John McCain won the nomination of his party, in large part, as a vindicated prophet. After visiting Iraq in the summer of 2003, he argued on "Meet the Press" that "the men and women in the military are doing a superb job. . . . The problem is that they don't have enough resources. There's not enough of them, and we are in a very serious situation, in my view, a race against time." McCain added, "Time is not on our side. People in 125-degree heat with no electricity and no fuel are going to become angry in a big hurry. The sophistication of the attacks on U.S. and allied troops have increased. And what we do in the next several months will determine whether we're in a very difficult situation or not."
McCain staked his presidential prospects on a major change in Iraq policy: more troops implementing the Petraeus counterinsurgency strategy (an approach eventually, though too slowly, adopted by the Bush administration). In his biting new Commentary magazine essay, "Liberals and the Surge," Peter Wehner recounts the elite reaction to this shift. It was variously dismissed as "genuinely bizarre," a "fantasy-based escalation," a "pipe dream" and "completely detached from reality" because the United States had "already lost."
But after early challenges, the positive results have become undeniable, as violence in Iraq has plummeted, normality has returned to markets, and neighbors and political accommodations have moved forward. McCain, it turns out, was tragically and gloriously right -- as right as Winston Churchill during his wilderness years. And McCain's come-from-behind nomination victory would have been inconceivable without this prophetic achievement.
This raises the question: If McCain benefited politically from being correct about the surge, why has Barack Obama not been punished for opposing it?
It was, after all, the single most important decision Obama has made as a public official. His judgment? "I am not persuaded that 20,000 additional troops in Iraq is going to solve the sectarian violence there. In fact, I think it will do the reverse." This initial reluctance is perhaps understandable; many shared it. But Obama persisted in his skepticism after the results became evident. Even in July of this year, he argued, "the same factors that led me to oppose the surge still hold true."
Sometimes pessimism can also be fantasy-based. Sometimes dreams of defeat can also be pipe dreams.
This is more than a typical political "gotcha." Obama supported measures to block the surge, either by denying funding or by imposing constraints that would have hobbled its implementation. And the results that would have flowed from a congressionally mandated failure in Iraq do not require much prophetic ability to imagine. A genocidal civil war between Sunnis and Shiites. The dominance of Iran within Iraq. The collapse of American credibility in the region. The choice of Sunni powers to either make their deal with Iran or seek nuclear weapons themselves. The gleeful celebration of al-Qaeda. The impossibility of pursuing our goals in Afghanistan and Pakistan, since our allies would justly doubt our will.
Yet little discredit has attached to Obama for these likely outcomes, for several reasons. Many regard Obama's judgment in opposing the Iraq war initially as sufficiently sound to cover later lapses.

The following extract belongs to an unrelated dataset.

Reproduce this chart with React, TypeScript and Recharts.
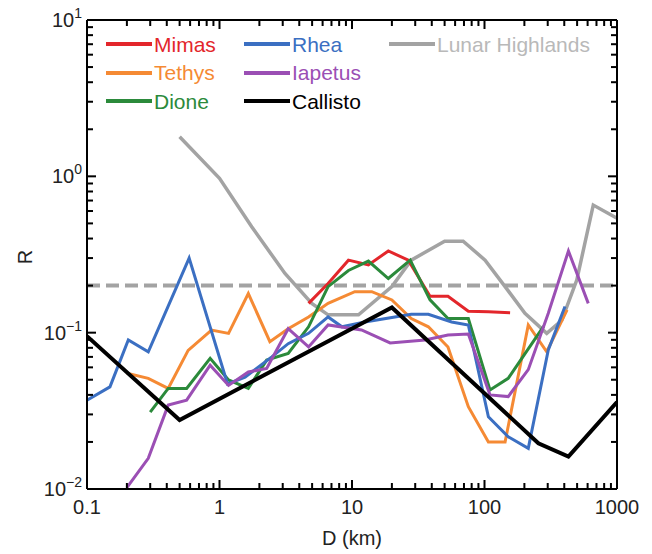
import React from 'react';
import { LineChart, Line, XAxis, YAxis, ReferenceLine } from 'recharts';

type Pt = { d: number; r: number };
const pts = (rows: number[][]): Pt[] => rows.map(([d, r]) => ({ d, r }));

// D (km) vs R
const mimas = pts([
  [4.7, 0.154], [6.6, 0.206], [9.4, 0.291], [13.3, 0.271], [18.8, 0.333], [26.6, 0.291],
  [38.8, 0.171], [53, 0.171], [75.5, 0.137], [107, 0.136], [156, 0.134],
]);
const tethys = pts([
  [0.2, 0.055], [0.29, 0.051], [0.41, 0.044], [0.58, 0.077], [0.87, 0.104], [1.17, 0.099],
  [1.65, 0.178], [2.4, 0.0875], [3.3, 0.106], [4.7, 0.126], [6.6, 0.154], [10.5, 0.183],
  [14.1, 0.183], [20, 0.162], [28, 0.123], [37.7, 0.109], [53, 0.081], [75.5, 0.0336],
  [107, 0.02], [143, 0.02], [214, 0.112], [295, 0.0755], [420, 0.14],
]);
const dione = pts([
  [0.3, 0.031], [0.41, 0.044], [0.565, 0.044], [0.85, 0.0686], [1.17, 0.0498], [1.65, 0.044],
  [2.27, 0.0668], [3.3, 0.0736], [4.7, 0.109], [6.6, 0.197], [9.4, 0.25], [13.3, 0.287],
  [18.8, 0.222], [27.5, 0.291], [38.8, 0.162], [53, 0.123], [75.5, 0.123], [110, 0.043],
  [151, 0.051], [280, 0.11],
]);
const rhea = pts([
  [0.1, 0.037], [0.149, 0.045], [0.205, 0.0897], [0.29, 0.0755], [0.59, 0.3], [1.15, 0.047],
  [1.56, 0.052], [2.48, 0.07], [3.3, 0.085], [4.7, 0.099], [6.6, 0.126], [8.4, 0.109],
  [12.5, 0.117], [20, 0.125], [28, 0.131], [37.7, 0.131], [56.5, 0.117], [75.5, 0.112],
  [107, 0.029], [151, 0.0216], [214, 0.0182], [303, 0.0775], [405, 0.147],
]);
const iapetus = pts([
  [0.2, 0.0102], [0.29, 0.0157], [0.41, 0.0344], [0.565, 0.037], [0.85, 0.062], [1.17, 0.046],
  [1.65, 0.056], [2.27, 0.059], [3.3, 0.106], [4.7, 0.081], [6.6, 0.112], [11.8, 0.104],
  [19.4, 0.086], [35.6, 0.0897], [53, 0.0966], [75.5, 0.098], [110, 0.04], [151, 0.039],
  [214, 0.058], [303, 0.133], [430, 0.333], [607, 0.154],
]);
const callisto = pts([
  [0.1, 0.095], [0.5, 0.0276], [20, 0.145], [255, 0.0196], [430, 0.0161], [1000, 0.036],
]);
const lunar = pts([
  [0.5, 1.79], [1.0, 0.97], [1.75, 0.476], [3.12, 0.239], [4.97, 0.154], [6.6, 0.13],
  [11.2, 0.13], [20, 0.197], [28, 0.291], [50, 0.385], [69, 0.385], [101, 0.291],
  [143, 0.197], [202, 0.133], [295, 0.099], [383, 0.12], [497, 0.217], [662, 0.655],
  [1000, 0.54],
]);

const threshold = 0.2;

const xMajor = [0.1, 1, 10, 100, 1000];
const yMajor = [0.01, 0.1, 1, 10];

const series = [
  { name: 'Lunar Highlands', data: lunar, color: '#a3a3a3', text: '#b9b9b9', width: 3.5 },
  { name: 'Mimas', data: mimas, color: '#e3262b', text: '#e3262b', width: 3 },
  { name: 'Tethys', data: tethys, color: '#f58a34', text: '#f58a34', width: 3 },
  { name: 'Dione', data: dione, color: '#2b8a3b', text: '#2b8a3b', width: 3 },
  { name: 'Rhea', data: rhea, color: '#3b6fc2', text: '#3b6fc2', width: 3 },
  { name: 'Iapetus', data: iapetus, color: '#9b4fb4', text: '#9b4fb4', width: 3 },
  { name: 'Callisto', data: callisto, color: '#000000', text: '#000000', width: 4 },
];
const legendOrder = ['Mimas', 'Tethys', 'Dione', 'Rhea', 'Iapetus', 'Callisto', 'Lunar Highlands'];

const FONT = '"Liberation Sans", Arial, Helvetica, sans-serif';

const withMinors = (majors: number[]) => {
  const out: number[] = [];
  majors.forEach((m, i) => {
    out.push(m);
    if (i < majors.length - 1) for (let k = 2; k <= 9; k++) out.push(+(m * k).toPrecision(6));
  });
  return out;
};
const xTicks = withMinors(xMajor);
const yTicks = withMinors(yMajor);

const isMajor = (v: number) => Math.abs(Math.log10(v) - Math.round(Math.log10(v))) < 1e-6;
const tickLen = (v: number) => (isMajor(v) ? 9 : 6);
const TICK_W = 2;
const TICK_C = '#000';

function BottomTick(props: any) {
  const { x, y, payload } = props;
  const v = Number(payload.value);
  return (
    <g>
      <rect x={x - TICK_W / 2} y={y - tickLen(v)} width={TICK_W} height={tickLen(v)} fill={TICK_C} />
      {isMajor(v) && (
        <text x={x} y={y + 25} textAnchor="middle" fontSize={20} fontFamily={FONT} fill="#222">
          {v}
        </text>
      )}
    </g>
  );
}

function TopTick(props: any) {
  const { x, y, payload } = props;
  const v = Number(payload.value);
  return <rect x={x - TICK_W / 2} y={y} width={TICK_W} height={tickLen(v)} fill={TICK_C} />;
}

function LeftTick(props: any) {
  const { x, y, payload } = props;
  const v = Number(payload.value);
  const exp = String(Math.round(Math.log10(v))).replace('-', '\u2212');
  return (
    <g>
      <rect x={x} y={y - TICK_W / 2} width={tickLen(v)} height={TICK_W} fill={TICK_C} />
      {isMajor(v) && (
        <text x={x - 5} y={y + 7} textAnchor="end" fontSize={20} fontFamily={FONT} fill="#222">
          <tspan>10</tspan>
          <tspan dy={-9} fontSize={14}>{exp}</tspan>
        </text>
      )}
    </g>
  );
}

function RightTick(props: any) {
  const { x, y, payload } = props;
  const v = Number(payload.value);
  return <rect x={x - tickLen(v)} y={y - TICK_W / 2} width={tickLen(v)} height={TICK_W} fill={TICK_C} />;
}

const axisLine = { stroke: '#000', strokeWidth: 2 };

export default function App() {
  const legend = legendOrder.map((n) => series.find((s) => s.name === n)!);
  return (
    <div style={{ position: 'absolute', left: 0, top: 0, width: 652, height: 554, background: '#fff' }}>
      <LineChart width={652} height={554} margin={{ top: 19, right: 34, bottom: 20, left: 27 }}>
        <XAxis
          dataKey="d"
          type="number"
          scale="log"
          domain={[0.1, 1000]}
          allowDataOverflow
          ticks={xTicks}
          interval={0}
          height={45}
          tickSize={0}
          tickMargin={0}
          tickLine={false}
          axisLine={axisLine}
          tick={(p: any) => <BottomTick {...p} />}
        />
        <XAxis
          xAxisId="top"
          orientation="top"
          dataKey="d"
          type="number"
          scale="log"
          domain={[0.1, 1000]}
          allowDataOverflow
          ticks={xTicks}
          interval={0}
          height={1}
          tickSize={0}
          tickMargin={0}
          tickLine={false}
          axisLine={axisLine}
          tick={(p: any) => <TopTick {...p} />}
        />
        <YAxis
          type="number"
          scale="log"
          domain={[0.01, 10]}
          allowDataOverflow
          ticks={yTicks}
          interval={0}
          width={60}
          tickSize={0}
          tickMargin={0}
          tickLine={false}
          axisLine={axisLine}
          tick={(p: any) => <LeftTick {...p} />}
        />
        <YAxis
          yAxisId="right"
          orientation="right"
          type="number"
          scale="log"
          domain={[0.01, 10]}
          allowDataOverflow
          ticks={yTicks}
          interval={0}
          width={1}
          tickSize={0}
          tickMargin={0}
          tickLine={false}
          axisLine={axisLine}
          tick={(p: any) => <RightTick {...p} />}
        />
        <ReferenceLine y={threshold} stroke="#a3a3a3" strokeWidth={4} strokeDasharray="13 6" />
        {series.map((s) => (
          <Line
            key={s.name}
            data={s.data}
            dataKey="r"
            name={s.name}
            type="linear"
            stroke={s.color}
            strokeWidth={s.width}
            strokeLinejoin="miter"
            dot={false}
            activeDot={false}
            isAnimationActive={false}
          />
        ))}
      </LineChart>

      {/* legend */}
      <div
        style={{
          position: 'absolute',
          left: 106,
          top: 30,
          display: 'grid',
          gridTemplateColumns: '138px 145px auto',
          gridTemplateRows: 'repeat(3, 28.5px)',
          gridAutoFlow: 'column',
          fontFamily: FONT,
          fontSize: 21,
          lineHeight: 1,
        }}
      >
        {legend.map((s) => (
          <div key={s.name} style={{ display: 'flex', alignItems: 'center', whiteSpace: 'nowrap' }}>
            <span style={{ display: 'inline-block', width: 46, height: 4, background: s.color, marginRight: 2 }} />
            <span style={{ color: s.text }}>{s.name}</span>
          </div>
        ))}
      </div>

      {/* axis titles */}
      <div
        style={{
          position: 'absolute',
          left: 352,
          top: 538,
          transform: 'translate(-50%, -50%)',
          fontFamily: FONT,
          fontSize: 20,
          lineHeight: 1,
          color: '#222',
          whiteSpace: 'nowrap',
        }}
      >
        D (km)
      </div>
      <div
        style={{
          position: 'absolute',
          left: 25,
          top: 257,
          transform: 'translate(-50%, -50%) rotate(-90deg)',
          fontFamily: FONT,
          fontSize: 20,
          lineHeight: 1,
          color: '#222',
        }}
      >
        R
      </div>
    </div>
  );
}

Obama's steady manner in the current economic crisis undermines charges of recklessness -- though his Iraq views have sometimes been reckless.
But the main reason Obama has escaped the political consequences of his poor judgment on the surge has been the success of the surge itself, which has taken the issue almost entirely off the table. In early December 2006, 44 percent of Americans said that Iraq was the most important problem faced by the president and Congress. This week, 7 percent said Iraq was the most important issue in their choice for president. A relatively peaceful Iraq is not an issue -- even for a candidate who might have thrust it into genocide.
So Obama is left with a pleasing paradox: The successes of a strategy he opposed may have paved his way to the presidency.
And McCain is left with a poignant comfort. He once said he would rather lose an election than lose a war. He may lose an election, in part, because he helped win a war.